Firdous Ashiq Awan, special assistant to the prime minister for information and broadcasting, strongly rejected the Jang GEO group’s allegation that the government was getting back at CEO Mir Shakil-ur-Rehman for his media house’s criticism of the Khan government.
Addressing a press conference in Islamabad, Awan said that “state institutions are fulfilling their unbiased role.”
She said the effort “to link the arrest of a media house owner by NAB with the freedom of the press is unethical. We expect that Mir Shakil-ur-Rehman and his media group will submit evidence to the court about his innocence instead of blaming the government.”
Shahid Khaqan Abbasi, a former prime minister and a senior opposition leader, told The Media Line that “the NAB lacks the courage to hold an open and transparent inquiry against Mir Shakil-ur-Rehman.”
“The arrest of Mir Shakil is an attack on the freedom of the press,” Abbasi said.
Azeem Rana, secretary-general of the Pakistan Federal Union of Journalists (PFUJ), told The Media Line, “Mir Shakil-ur-Rehman was arrested in quite a dubious manner.”
Rana vowed that “the Pakistan Federal Union of Journalists would not leave the journalists and media workers alone in any crisis.”
He further said that despite our “having strong reservations about [the Jang group’s] sackings of staff and non-payment of salaries, PFUJ and its affiliated journalist unions are standing with Mir Shakil-ur-Rehman.
“We don’t want to create any hurdles, but all legal procedures should be followed,” Rana said.
Brad Adams, executive director of Human Rights Watch’s Asia Division, said in a press release on Saturday: “The space for dissent in Pakistan is shrinking fast, and anyone who criticizes government actions can become a target.
“Detaining Mir Shakil-ur-Rehman is just the latest case of harassment against Pakistan’s beleaguered media,” Adams said. 

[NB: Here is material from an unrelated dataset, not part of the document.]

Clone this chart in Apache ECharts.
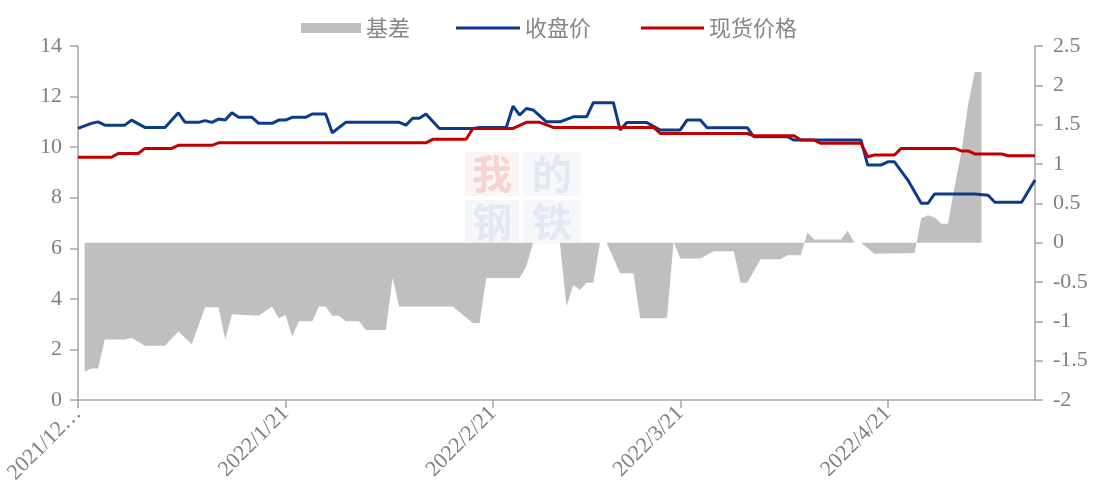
<!DOCTYPE html>
<html><head><meta charset="utf-8">
<script src="https://cdn.jsdelivr.net/npm/echarts@6/dist/echarts.min.js"></script>
<style>html,body{margin:0;padding:0;background:#fff}#c{width:1102px;height:504px}</style>
</head><body><div id="c"></div>
<script>
// ---- data ----
const firstDay = [2021, 12, 21];
const lastDay = [2022, 5, 13];
const tickDays = ['2021/12/21', '2022/1/21', '2022/2/21', '2022/3/21', '2022/4/21'];
const firstTickLabel = '2021/12…';
const seriesNames = ['基差', '收盘价', '现货价格'];

const closeDates = ['2021/12/21','2021/12/23','2021/12/24','2021/12/25','2021/12/28','2021/12/29','2021/12/31',
 '2022/1/3','2022/1/5','2022/1/6','2022/1/8','2022/1/9','2022/1/10','2022/1/11','2022/1/12','2022/1/13','2022/1/14',
 '2022/1/16','2022/1/17','2022/1/19','2022/1/20','2022/1/21','2022/1/22','2022/1/24','2022/1/25','2022/1/27','2022/1/28',
 '2022/1/30','2022/2/7','2022/2/8','2022/2/9','2022/2/10','2022/2/11','2022/2/13','2022/2/18','2022/2/19','2022/2/23',
 '2022/2/24','2022/2/25','2022/2/26','2022/2/27','2022/3/1','2022/3/3','2022/3/5','2022/3/7','2022/3/8','2022/3/11',
 '2022/3/12','2022/3/13','2022/3/16','2022/3/18','2022/3/21','2022/3/22','2022/3/24','2022/3/25','2022/3/31','2022/4/1',
 '2022/4/6','2022/4/7','2022/4/17','2022/4/18','2022/4/20','2022/4/21','2022/4/22','2022/4/24','2022/4/26','2022/4/27',
 '2022/4/28','2022/5/4','2022/5/6','2022/5/7','2022/5/11','2022/5/13'];
const closeValues = [10.74,10.94,11.0,10.87,10.87,11.07,10.78,
 10.78,11.36,10.98,10.98,11.05,10.98,11.11,11.07,11.36,11.18,
 11.18,10.94,10.94,11.07,11.07,11.18,11.18,11.31,11.31,10.57,
 10.98,10.98,10.87,11.14,11.14,11.31,10.74,10.74,10.78,10.78,
 11.62,11.27,11.53,11.47,11.0,11.0,11.2,11.2,11.76,11.76,
 10.68,10.97,10.97,10.68,10.68,11.07,11.07,10.77,10.77,10.41,
 10.41,10.28,10.28,9.29,9.29,9.42,9.42,8.7,7.78,7.78,
 8.15,8.15,8.1,7.82,7.82,8.7];

const spotDates = ['2021/12/21','2021/12/26','2021/12/27','2021/12/30','2021/12/31','2022/1/4','2022/1/5','2022/1/10',
 '2022/1/11','2022/2/11','2022/2/12','2022/2/17','2022/2/18','2022/2/24','2022/2/26','2022/2/28','2022/3/2','2022/3/17',
 '2022/3/18','2022/3/31','2022/4/1','2022/4/7','2022/4/8','2022/4/10','2022/4/11','2022/4/17','2022/4/18','2022/4/19',
 '2022/4/22','2022/4/23','2022/5/1','2022/5/2','2022/5/3','2022/5/4','2022/5/8','2022/5/9','2022/5/13'];
const spotValues = [9.6,9.6,9.75,9.75,9.95,9.95,10.07,10.07,
 10.17,10.17,10.31,10.31,10.74,10.74,10.98,10.98,10.78,10.78,
 10.54,10.54,10.45,10.45,10.28,10.28,10.15,10.15,9.62,9.69,
 9.69,9.95,9.95,9.85,9.85,9.73,9.73,9.66,9.66];

const basisDates = ['2021/12/22','2021/12/23','2021/12/24','2021/12/25','2021/12/28','2021/12/29','2021/12/31','2022/1/3',
 '2022/1/5','2022/1/7','2022/1/9','2022/1/11','2022/1/12','2022/1/13','2022/1/17','2022/1/19','2022/1/20','2022/1/21',
 '2022/1/22','2022/1/23','2022/1/25','2022/1/26','2022/1/27','2022/1/28','2022/1/29','2022/1/30','2022/2/1','2022/2/2',
 '2022/2/5','2022/2/6','2022/2/7','2022/2/15','2022/2/18','2022/2/19','2022/2/20','2022/2/25','2022/2/26','2022/2/27',
 '2022/3/2','2022/3/3','2022/3/4','2022/3/5','2022/3/6','2022/3/7','2022/3/8','2022/3/9','2022/3/10','2022/3/12',
 '2022/3/14','2022/3/15','2022/3/19','2022/3/20','2022/3/21','2022/3/24','2022/3/26','2022/3/29','2022/3/30','2022/3/31',
 '2022/4/2','2022/4/5','2022/4/6','2022/4/8','2022/4/9','2022/4/10','2022/4/14','2022/4/15','2022/4/16','2022/4/17',
 '2022/4/19','2022/4/25','2022/4/26','2022/4/27','2022/4/28','2022/4/29','2022/4/30','2022/5/1','2022/5/2','2022/5/3',
 '2022/5/4','2022/5/5'];
const basisValues = [-1.64,-1.6,-1.6,-1.23,-1.23,-1.21,-1.31,-1.31,
 -1.13,-1.29,-0.82,-0.82,-1.23,-0.91,-0.93,-0.81,-0.96,-0.92,
 -1.19,-1.0,-1.0,-0.81,-0.81,-0.93,-0.93,-1.0,-1.0,-1.11,
 -1.11,-0.45,-0.81,-0.81,-1.02,-1.02,-0.45,-0.45,-0.3,0,
 0,0,-0.81,-0.54,-0.6,-0.51,-0.51,0,0,-0.39,
 -0.39,-0.96,-0.96,0.01,-0.2,-0.2,-0.11,-0.11,-0.51,-0.51,
 -0.21,-0.21,-0.16,-0.16,0.13,0.04,0.04,0.15,0,0,
 -0.14,-0.13,0.31,0.35,0.32,0.24,0.24,0.72,1.15,1.75,
 2.17,2.17];

// ---- build ----
function fmt(d) { return d.getFullYear() + '/' + (d.getMonth() + 1) + '/' + d.getDate(); }
const dates = [];
for (let d = new Date(firstDay[0], firstDay[1] - 1, firstDay[2], 12); d <= new Date(lastDay[0], lastDay[1] - 1, lastDay[2], 12); d.setDate(d.getDate() + 1)) {
  dates.push(fmt(d));
}
const zip = (a, b) => a.map((x, i) => [x, b[i]]);

const grey = '#7f7f7f';
const axisColor = '#a6a6a6';
const numFont = { fontFamily: 'Liberation Serif', fontSize: 22, color: grey };
const legendFont = { fontFamily: 'Noto Sans CJK SC', fontSize: 22, color: '#868686' };
const showTick = (idx, val) => tickDays.indexOf(val) >= 0;

const chart = echarts.init(document.getElementById('c'));
chart.setOption({
  animation: false,
  backgroundColor: '#fff',
  grid: { left: 78, right: 67, top: 46, bottom: 104, containLabel: false },
  legend: [
    { left: 296, top: 12, itemWidth: 60, itemHeight: 10, data: [{ name: seriesNames[0], icon: 'rect' }], textStyle: legendFont },
    { left: 451, top: 12, itemWidth: 64, itemHeight: 3, data: [{ name: seriesNames[1], icon: 'rect' }], textStyle: legendFont },
    { left: 636, top: 12, itemWidth: 63, itemHeight: 3, data: [{ name: seriesNames[2], icon: 'rect' }], textStyle: legendFont }
  ],
  xAxis: {
    type: 'category', data: dates, boundaryGap: false,
    axisLine: { onZero: false, lineStyle: { color: axisColor, width: 1.5 } },
    axisTick: { show: true, interval: showTick, length: 8, lineStyle: { color: axisColor, width: 1.5 } },
    axisLabel: Object.assign({ interval: showTick, rotate: 45, margin: 10,
      formatter: (v, i) => (v === tickDays[0] ? firstTickLabel : v) }, numFont),
    splitLine: { show: false }
  },
  yAxis: [
    { type: 'value', min: 0, max: 14, interval: 2, position: 'left',
      axisLine: { show: true, lineStyle: { color: axisColor, width: 1.5 } },
      axisTick: { show: true, length: 8, lineStyle: { color: axisColor, width: 1.5 } },
      axisLabel: Object.assign({ margin: 16 }, numFont),
      splitLine: { show: false } },
    { type: 'value', min: -2, max: 2.5, interval: 0.5, position: 'right',
      axisLine: { show: true, lineStyle: { color: axisColor, width: 1.5 } },
      axisTick: { show: true, length: 8, lineStyle: { color: axisColor, width: 1.5 } },
      axisLabel: Object.assign({ margin: 18 }, numFont),
      splitLine: { show: false } }
  ],
  graphic: {
    elements: [
      { type: 'group', left: 465, top: 152, z: -10, silent: true, children: [
        { type: 'rect', shape: { x: 0, y: 0, width: 54, height: 44 }, style: { fill: '#fdf4f4' } },
        { type: 'rect', shape: { x: 58, y: 0, width: 58, height: 44 }, style: { fill: '#f6f7fb' } },
        { type: 'rect', shape: { x: 0, y: 48, width: 54, height: 44 }, style: { fill: '#f6f7fb' } },
        { type: 'rect', shape: { x: 58, y: 48, width: 58, height: 44 }, style: { fill: '#f6f7fb' } },
        { type: 'text', x: 27, y: 22, style: { text: '我', fill: '#f7d3d3', font: 'bold 40px "Noto Sans CJK SC"', align: 'center', verticalAlign: 'middle' } },
        { type: 'text', x: 87, y: 22, style: { text: '的', fill: '#e3e8f2', font: 'bold 40px "Noto Sans CJK SC"', align: 'center', verticalAlign: 'middle' } },
        { type: 'text', x: 27, y: 70, style: { text: '钢', fill: '#e3e8f2', font: 'bold 40px "Noto Sans CJK SC"', align: 'center', verticalAlign: 'middle' } },
        { type: 'text', x: 87, y: 70, style: { text: '铁', fill: '#e3e8f2', font: 'bold 40px "Noto Sans CJK SC"', align: 'center', verticalAlign: 'middle' } }
      ] }
    ]
  },
  series: [
    { name: seriesNames[0], type: 'line', yAxisIndex: 1, data: zip(basisDates, basisValues),
      symbol: 'none', color: '#bfbfbf', lineStyle: { width: 0 },
      areaStyle: { color: '#bfbfbf', opacity: 1 }, z: 1 },
    { name: seriesNames[1], type: 'line', yAxisIndex: 0, data: zip(closeDates, closeValues),
      symbol: 'none', color: '#0b3c8c', lineStyle: { width: 3, color: '#0b3c8c' }, z: 3 },
    { name: seriesNames[2], type: 'line', yAxisIndex: 0, data: zip(spotDates, spotValues),
      symbol: 'none', color: '#c00000', lineStyle: { width: 3, color: '#c00000' }, z: 4 }
  ]
});
</script></body></html>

Iqbal Khattak, a leading journalist rights activist based in Peshawar, told The Media Line that “Mir Shakil-ur-Rehman’s arrest comes within the framework of this government’s policy to silence critical media. When someone is cooperating with the officials [investigating him, and he is arrested], such an act speaks of bad faith.”
Javed Kauser, a lawmaker and a senior member of Khan’s ruling Pakistan Tehreek-e-Insaf party, told The Media Line that “our government strictly believes in freedom of the press and is taking all-out steps to facilitate the [work of the] media community.”
“We welcome positive criticism, but when media houses cross the boundaries of criticism and begin to play the role of a political rival, then problems arise and such a role negates the principles of real journalism,” he said.
Shakil-ur-Rehman’s “arrest has nothing to do with freedom of the press,” he added. It solely concerns a “business transaction in which Mir Shakil-ur-Rehman misused his relations with high-ups and bought billions of rupees worth of state-owned land at cheap prices.
 
“Our judiciary is free. He [Shakil-ur-Rehman] should prove his innocence in court,” Kauser said.